Ouragans : le changement climatique et l’action publique

vendredi 22 septembre 2017.
 

Saint-Martin et Saint-Barthélémy étaient jusqu’ici surtout connus comme paradis fiscaux et résidences pour millionnaires. Avec le passage du cyclone Irma les inégalités extrêmes propres à Saint-Martin sont apparues encore plus crûment.

Le paradis des riches côtoie la misère. Et ces différences sociales se traduisent bien évidemment dans la qualité des constructions et leur capacité à résister aux vents furieux et aux pluies diluviennes.

Face à la multiplication de cyclones à forte intensité, le lien avec le réchauffement climatique se pose. Une analyse publiée dans la revue Nature en juillet par plusieurs scientifiques alertait sur le fait qu’il ne restait que 3 ans pour pouvoir tenir les objectifs de l’accord de Paris, c’est-à-dire maintenir la hausse des températures à 2°C alors qu’elle a déjà atteint 1°C.

Or l’augmentation des températures des océans favorise et alimente l’activité cyclonique que ce soit dans l’Océan indien, le Pacifique qui subit le plus les cyclones de catégorie 3 à 5 où dans l’Atlantique nord où l’intensité des cyclones semble le plus augmenter depuis 20 ans.

Hélas les gouvernements ne changent pas pour autant de modèle économique.
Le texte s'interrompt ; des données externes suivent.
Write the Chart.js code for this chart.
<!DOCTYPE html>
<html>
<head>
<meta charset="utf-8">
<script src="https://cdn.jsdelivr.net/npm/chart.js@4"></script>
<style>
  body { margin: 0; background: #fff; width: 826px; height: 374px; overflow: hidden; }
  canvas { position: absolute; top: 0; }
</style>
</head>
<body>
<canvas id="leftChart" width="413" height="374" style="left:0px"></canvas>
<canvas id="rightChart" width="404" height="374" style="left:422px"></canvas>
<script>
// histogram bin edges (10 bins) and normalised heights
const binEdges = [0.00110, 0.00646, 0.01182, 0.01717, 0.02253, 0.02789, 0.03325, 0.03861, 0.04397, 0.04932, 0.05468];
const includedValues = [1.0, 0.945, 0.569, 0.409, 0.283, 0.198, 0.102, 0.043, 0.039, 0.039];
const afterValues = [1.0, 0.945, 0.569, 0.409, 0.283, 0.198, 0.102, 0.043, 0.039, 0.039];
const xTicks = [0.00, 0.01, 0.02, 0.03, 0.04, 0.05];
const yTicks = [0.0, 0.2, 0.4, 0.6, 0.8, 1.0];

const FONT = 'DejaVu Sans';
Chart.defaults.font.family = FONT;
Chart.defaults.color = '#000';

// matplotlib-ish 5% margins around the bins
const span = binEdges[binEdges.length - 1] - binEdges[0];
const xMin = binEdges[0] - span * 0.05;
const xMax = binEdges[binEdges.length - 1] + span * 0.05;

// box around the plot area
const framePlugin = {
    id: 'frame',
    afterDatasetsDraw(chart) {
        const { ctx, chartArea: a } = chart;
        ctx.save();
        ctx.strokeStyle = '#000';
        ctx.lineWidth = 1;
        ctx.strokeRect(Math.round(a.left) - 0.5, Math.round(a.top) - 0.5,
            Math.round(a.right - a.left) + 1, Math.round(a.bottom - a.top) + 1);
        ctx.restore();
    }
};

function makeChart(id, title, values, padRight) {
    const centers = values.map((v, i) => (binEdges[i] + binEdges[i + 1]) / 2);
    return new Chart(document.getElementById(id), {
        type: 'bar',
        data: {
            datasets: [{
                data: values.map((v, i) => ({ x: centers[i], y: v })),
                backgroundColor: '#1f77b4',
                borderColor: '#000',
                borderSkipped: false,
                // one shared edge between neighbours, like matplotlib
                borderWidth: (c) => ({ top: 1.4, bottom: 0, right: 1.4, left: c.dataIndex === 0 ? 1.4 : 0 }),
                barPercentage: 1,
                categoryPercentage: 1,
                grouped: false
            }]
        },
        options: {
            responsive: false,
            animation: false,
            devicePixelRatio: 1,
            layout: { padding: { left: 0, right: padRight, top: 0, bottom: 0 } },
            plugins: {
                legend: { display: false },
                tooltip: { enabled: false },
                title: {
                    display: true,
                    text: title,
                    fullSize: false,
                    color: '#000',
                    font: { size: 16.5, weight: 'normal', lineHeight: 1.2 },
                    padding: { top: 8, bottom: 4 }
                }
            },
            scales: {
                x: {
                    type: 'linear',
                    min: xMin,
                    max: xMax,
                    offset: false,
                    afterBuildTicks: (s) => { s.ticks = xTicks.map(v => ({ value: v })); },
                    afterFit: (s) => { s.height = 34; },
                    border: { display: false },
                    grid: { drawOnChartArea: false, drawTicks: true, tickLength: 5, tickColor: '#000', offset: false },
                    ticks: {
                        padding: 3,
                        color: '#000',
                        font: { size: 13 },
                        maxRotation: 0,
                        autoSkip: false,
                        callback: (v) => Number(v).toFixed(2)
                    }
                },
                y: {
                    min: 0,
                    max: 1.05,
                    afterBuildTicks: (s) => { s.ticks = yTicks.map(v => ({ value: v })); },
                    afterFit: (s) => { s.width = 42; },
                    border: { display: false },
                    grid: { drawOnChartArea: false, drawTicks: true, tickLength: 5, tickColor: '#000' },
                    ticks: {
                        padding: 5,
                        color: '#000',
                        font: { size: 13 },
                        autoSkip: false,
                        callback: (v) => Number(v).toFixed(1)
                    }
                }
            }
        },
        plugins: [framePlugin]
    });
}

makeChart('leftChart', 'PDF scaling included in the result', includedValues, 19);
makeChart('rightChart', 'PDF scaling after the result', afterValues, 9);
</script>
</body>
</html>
Il ne s’agit pas seulement de Donald Trump qui a décidé de se retirer de l’Accord de Paris. Si Emmanuel Macron a pris Nicolas Hulot dans son gouvernement, celui-ci sert plus d’élément de décor et de caution que d’aiguillon pour prendre les décisions à la hauteur des enjeux climatiques.
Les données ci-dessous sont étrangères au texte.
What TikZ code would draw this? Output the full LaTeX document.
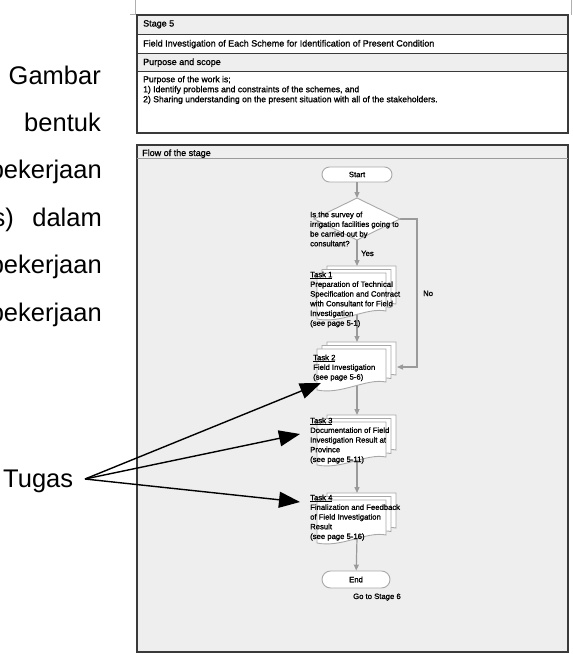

Prévoir dans tous les domaines

Outre des politiques de réduction des émissions de CO2, il est nécessaire de mettre en place des politiques de prévention des catastrophes climatiques. La France ne manque pas d’expérience dans ce domaine. En 1989, la Guadeloupe a connu un ouragan de catégorie 5, Hugo, entraînant la mort de 11 personnes, faisant 107 blessés, laissant 25 000 sans abri et 35 000 sinistrés sans compter les énormes dégâts matériels. Comment 28 ans après, les conséquences d’Irma n’ont-elles pas été mieux anticipées ? Il n’est pas normal que les hôpitaux et les casernes de pompier, sans parler de la préfecture, soient inutilisables au moment où les populations en ont le plus besoin. Il faut effectuer un audit de la conception de ces bâtiments publics dans tous les territoires concernés par les cyclones, Antilles, Réunion et - dans une moindre mesure - Polynésie, et faire les éventuels travaux de renforcement. Dès l’annonce d’un cyclone, les autorités publiques doivent faire usage de leur pouvoir de réquisition pour stocker préventivement eau et aliments pour faire face aux besoins des sinistrés dans la foulée du désastre. La reconstruction doit être pensée de façon à garantir la sécurité des populations en toute occasion, le rétablissement rapide des services indispensables : alimentation en eau et électricité, communications, services de santé. Cela signifie donc renforcer les normes anticycloniques pour les bâtiments (alors que Macron vient d’annoncer un affaiblissement des normes environnementales de construction !) en incluant des aides spécifiques aux populations les plus démunies car la sécurité ne peut dépendre des revenus de chaque foyer. Le caractère indispensable de la présence de services publics et le dévouement de leurs salariés ont une fois de plus été démontrés à cette occasion. Il faut donc les renforcer à rebours des politiques à l’œuvre actuellement.

Repenser l’aménagement du territoire

L’aggravation des destructions causées par ces phénomènes n’est pas seulement liée au niveau des ouragans. La concentration de plus en plus importante des populations en bord de mer, la déforestation et l’imperméabilisation de sols qui autrefois absorbaient les pluies, multiplient les dégâts matériels et augmentent le nombre de victimes. La priorité est donc à une autre politique d’aménagement des territoires dont l’axe central sera sa soutenabilité environnementale. Ainsi, on limitera les dégâts de phénomènes naturels qu’il est impossible d’éviter, mais qu’il est possible de ne pas aggraver (cyclones comme pluies diluviennes). Pour que cette prise de conscience soit globale, il faut aussi que l’information le soit. Or il y a eu peu d’informations à propos de la situation dans l’île de la Barbuda, l’île d’Anguilla ou dans les îles vierges britanniques pourtant dévastées. Les médias français ont plus parlé de la Floride que de Cuba où les dégâts matériels sont pourtant bien pires. Et l’annonce de l’approche d’un typhon sur le Japon le 17 septembre a occupé plus de place que celui de catégorie 4 qui a frappé le Vietnam deux jours auparavant. Visiblement, le système télévisuel français n’aime pas beaucoup les pauvres.